By retaining a subset of features, we can improve:

  1. Prediction accuracy, by trading higher bias for lower variance.
  2. Interpretability, by narrowing down features with strongest effects.

3.3.1 Best-subset selection

For each subset size $k$ from $0$ to $p$, finds subset that gives smallest RSS.

  1. Best subsets are not necessarily nested.
  2. Produce sequence of models increasing in complexity: RSS of the best subset decreases as $k$ increases, so cannot use RSS to select $k$.
  3. Computationally infeasible if $p > 40$.
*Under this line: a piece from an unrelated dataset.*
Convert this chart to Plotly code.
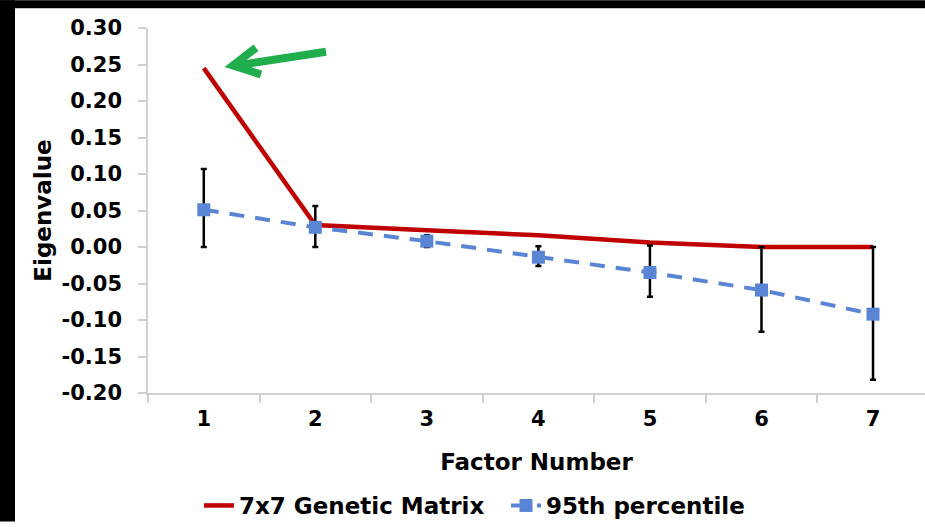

3.3.2 Forward and backward stepwise selection

Sequentially add or remove a feature that minimizes the subsequent RSS to the active set.

1. Forward: Begin with intercept. Add the feature that maximizes $\lvert q^Ty \rvert$ (Exercise 3.9).

Greedy. Higher RSS than best-subset selection, but:

  1. Computationally feasible
  2. Has lower variance (with higher bias) because more constrained search TODO: formalize

2. Backward: Removes feature with smallest Z-score.

Unlike Forward, Backward cannot be used if $ N <= p $ because $X^TX$ in the Z-score is not invertible.

3.3.3 Forward-Stagewise regression

At each step, selects a feature that is most correlated with the current residual. To current coefficient of that feature, adds univariate linear regression coefficient of the residual onto that feature.